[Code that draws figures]
+===+

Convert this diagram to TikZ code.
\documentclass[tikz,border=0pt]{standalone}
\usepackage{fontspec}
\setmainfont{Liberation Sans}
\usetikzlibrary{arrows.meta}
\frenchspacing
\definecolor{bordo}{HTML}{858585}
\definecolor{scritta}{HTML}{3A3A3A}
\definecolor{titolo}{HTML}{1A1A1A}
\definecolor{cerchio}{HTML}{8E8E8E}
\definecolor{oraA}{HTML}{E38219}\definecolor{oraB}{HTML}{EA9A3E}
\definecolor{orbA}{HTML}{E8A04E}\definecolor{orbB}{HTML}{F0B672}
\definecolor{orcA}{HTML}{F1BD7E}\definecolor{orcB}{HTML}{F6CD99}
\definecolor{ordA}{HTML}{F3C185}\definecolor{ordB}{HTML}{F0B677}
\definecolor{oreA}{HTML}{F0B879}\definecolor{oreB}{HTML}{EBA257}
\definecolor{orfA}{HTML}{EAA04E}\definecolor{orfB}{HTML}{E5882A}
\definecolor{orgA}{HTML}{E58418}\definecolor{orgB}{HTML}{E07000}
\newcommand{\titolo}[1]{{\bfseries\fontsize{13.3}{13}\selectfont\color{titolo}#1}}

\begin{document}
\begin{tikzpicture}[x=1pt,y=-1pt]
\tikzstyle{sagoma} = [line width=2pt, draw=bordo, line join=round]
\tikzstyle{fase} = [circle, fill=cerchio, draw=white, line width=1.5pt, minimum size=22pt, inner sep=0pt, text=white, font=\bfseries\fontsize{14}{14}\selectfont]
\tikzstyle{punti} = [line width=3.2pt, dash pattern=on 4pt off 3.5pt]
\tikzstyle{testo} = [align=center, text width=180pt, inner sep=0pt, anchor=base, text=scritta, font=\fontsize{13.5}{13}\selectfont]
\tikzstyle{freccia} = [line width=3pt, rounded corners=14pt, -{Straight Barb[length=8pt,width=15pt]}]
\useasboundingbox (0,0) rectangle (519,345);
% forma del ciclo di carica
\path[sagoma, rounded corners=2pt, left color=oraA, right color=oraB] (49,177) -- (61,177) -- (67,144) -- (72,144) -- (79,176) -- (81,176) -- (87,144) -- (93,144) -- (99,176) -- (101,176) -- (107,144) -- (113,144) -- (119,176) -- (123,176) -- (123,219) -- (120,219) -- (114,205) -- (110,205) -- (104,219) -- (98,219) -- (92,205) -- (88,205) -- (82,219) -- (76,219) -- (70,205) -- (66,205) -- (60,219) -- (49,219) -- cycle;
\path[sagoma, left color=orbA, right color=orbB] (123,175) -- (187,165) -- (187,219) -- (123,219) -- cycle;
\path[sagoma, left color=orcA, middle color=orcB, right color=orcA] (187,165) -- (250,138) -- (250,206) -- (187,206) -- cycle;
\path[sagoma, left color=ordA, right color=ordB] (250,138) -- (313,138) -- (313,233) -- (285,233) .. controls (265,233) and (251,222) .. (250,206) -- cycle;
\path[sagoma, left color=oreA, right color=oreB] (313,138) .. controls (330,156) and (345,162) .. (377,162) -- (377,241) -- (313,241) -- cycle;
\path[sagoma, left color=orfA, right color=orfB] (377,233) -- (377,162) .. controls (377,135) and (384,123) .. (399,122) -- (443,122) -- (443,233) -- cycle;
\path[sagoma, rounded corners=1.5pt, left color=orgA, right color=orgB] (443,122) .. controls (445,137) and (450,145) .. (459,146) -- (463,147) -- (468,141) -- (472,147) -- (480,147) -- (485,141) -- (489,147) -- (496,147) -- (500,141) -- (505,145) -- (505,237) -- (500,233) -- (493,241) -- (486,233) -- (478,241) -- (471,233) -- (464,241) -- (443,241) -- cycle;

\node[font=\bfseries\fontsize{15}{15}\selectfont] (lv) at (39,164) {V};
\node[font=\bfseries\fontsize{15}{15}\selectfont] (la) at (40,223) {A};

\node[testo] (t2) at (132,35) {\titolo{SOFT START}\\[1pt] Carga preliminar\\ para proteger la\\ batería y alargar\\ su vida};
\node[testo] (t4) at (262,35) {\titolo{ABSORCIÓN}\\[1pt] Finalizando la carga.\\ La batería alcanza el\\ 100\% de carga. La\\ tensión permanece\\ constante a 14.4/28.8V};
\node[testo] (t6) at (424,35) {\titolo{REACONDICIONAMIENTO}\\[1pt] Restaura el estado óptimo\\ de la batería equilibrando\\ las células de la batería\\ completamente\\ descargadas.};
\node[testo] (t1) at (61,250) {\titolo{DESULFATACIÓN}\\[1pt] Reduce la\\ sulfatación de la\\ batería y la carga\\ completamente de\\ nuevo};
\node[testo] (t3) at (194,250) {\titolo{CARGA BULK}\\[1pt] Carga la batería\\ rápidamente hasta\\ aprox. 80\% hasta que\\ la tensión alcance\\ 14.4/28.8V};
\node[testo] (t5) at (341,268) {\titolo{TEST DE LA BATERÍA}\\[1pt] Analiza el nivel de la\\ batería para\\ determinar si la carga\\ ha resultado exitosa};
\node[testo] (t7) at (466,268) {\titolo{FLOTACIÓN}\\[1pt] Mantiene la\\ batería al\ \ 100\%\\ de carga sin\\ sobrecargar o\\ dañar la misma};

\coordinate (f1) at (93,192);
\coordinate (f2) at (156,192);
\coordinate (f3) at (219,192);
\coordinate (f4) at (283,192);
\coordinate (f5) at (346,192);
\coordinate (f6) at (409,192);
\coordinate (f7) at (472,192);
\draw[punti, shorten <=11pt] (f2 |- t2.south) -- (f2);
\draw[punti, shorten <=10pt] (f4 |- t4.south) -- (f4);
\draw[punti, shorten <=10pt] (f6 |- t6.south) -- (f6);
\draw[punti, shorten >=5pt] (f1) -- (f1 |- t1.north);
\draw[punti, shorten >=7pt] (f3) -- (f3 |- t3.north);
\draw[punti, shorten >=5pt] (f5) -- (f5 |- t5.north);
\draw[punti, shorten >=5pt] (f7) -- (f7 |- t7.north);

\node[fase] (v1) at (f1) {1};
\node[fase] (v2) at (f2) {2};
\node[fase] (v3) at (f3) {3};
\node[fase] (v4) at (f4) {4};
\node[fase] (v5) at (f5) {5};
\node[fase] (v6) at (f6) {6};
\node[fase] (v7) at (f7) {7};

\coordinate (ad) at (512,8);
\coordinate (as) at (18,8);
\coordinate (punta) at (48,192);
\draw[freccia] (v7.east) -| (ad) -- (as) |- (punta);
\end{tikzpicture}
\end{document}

+===+

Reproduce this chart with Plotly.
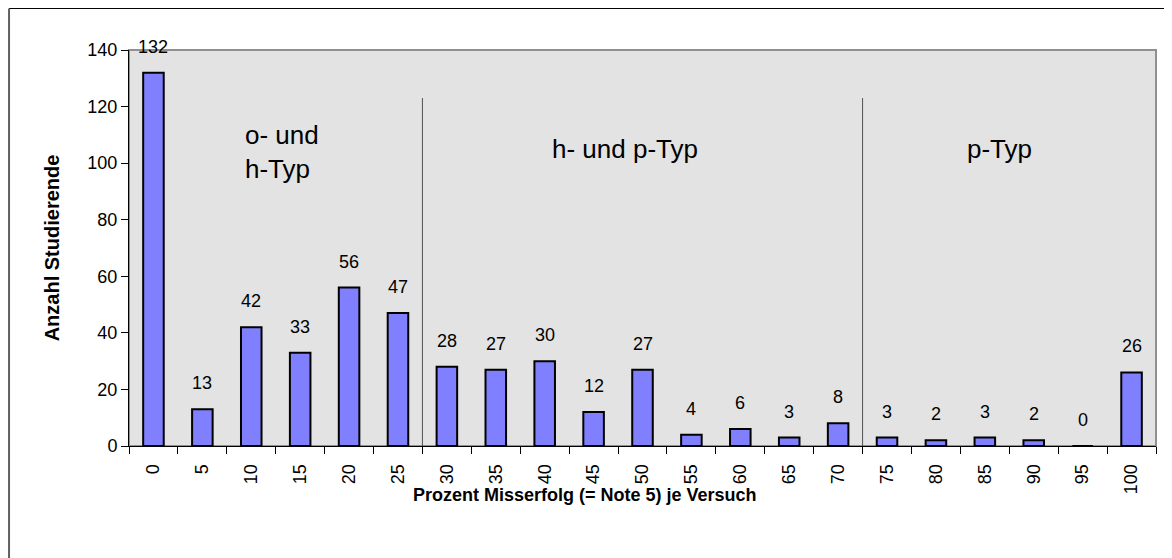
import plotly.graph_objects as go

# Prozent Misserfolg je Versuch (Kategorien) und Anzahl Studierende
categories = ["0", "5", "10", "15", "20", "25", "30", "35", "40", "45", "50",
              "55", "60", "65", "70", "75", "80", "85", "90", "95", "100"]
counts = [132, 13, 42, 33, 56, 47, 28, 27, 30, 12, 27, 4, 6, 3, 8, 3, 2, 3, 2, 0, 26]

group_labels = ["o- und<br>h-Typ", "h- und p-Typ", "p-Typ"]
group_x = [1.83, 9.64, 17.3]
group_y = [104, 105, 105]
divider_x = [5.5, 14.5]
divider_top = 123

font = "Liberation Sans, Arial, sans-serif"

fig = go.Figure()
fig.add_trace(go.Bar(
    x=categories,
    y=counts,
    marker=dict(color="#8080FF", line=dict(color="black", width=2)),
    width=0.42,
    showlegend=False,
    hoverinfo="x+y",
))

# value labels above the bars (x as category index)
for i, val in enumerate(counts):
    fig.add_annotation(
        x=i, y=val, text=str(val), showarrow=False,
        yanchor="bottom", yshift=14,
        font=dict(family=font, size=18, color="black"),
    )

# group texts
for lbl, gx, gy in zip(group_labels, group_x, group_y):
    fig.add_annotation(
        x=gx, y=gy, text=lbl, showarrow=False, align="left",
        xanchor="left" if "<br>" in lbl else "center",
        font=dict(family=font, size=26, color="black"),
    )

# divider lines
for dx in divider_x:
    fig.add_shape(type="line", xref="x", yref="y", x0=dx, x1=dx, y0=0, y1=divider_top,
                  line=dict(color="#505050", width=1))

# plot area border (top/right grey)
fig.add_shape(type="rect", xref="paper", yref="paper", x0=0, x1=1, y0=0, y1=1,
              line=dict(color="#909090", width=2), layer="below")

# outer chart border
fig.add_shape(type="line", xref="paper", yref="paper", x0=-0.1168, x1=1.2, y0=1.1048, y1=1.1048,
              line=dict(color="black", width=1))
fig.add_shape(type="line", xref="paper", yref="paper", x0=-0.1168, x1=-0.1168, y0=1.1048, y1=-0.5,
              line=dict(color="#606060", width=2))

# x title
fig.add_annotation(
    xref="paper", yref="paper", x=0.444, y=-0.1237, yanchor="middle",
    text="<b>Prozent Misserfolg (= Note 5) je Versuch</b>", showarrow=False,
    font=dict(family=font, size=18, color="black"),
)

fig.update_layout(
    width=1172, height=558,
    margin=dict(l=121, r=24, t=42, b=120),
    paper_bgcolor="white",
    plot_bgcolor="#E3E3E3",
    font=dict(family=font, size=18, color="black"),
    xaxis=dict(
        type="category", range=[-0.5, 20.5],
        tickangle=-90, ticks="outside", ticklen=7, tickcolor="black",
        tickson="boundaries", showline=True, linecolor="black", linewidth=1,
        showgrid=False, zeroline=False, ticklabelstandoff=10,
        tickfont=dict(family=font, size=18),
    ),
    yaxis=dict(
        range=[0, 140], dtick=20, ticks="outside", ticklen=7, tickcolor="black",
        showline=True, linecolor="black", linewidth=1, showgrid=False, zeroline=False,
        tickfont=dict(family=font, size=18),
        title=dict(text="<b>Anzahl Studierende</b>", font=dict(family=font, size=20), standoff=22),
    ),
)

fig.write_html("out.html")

+===+

Say how many lines above hold the word "chart", giving only the count.

_Full output_:
2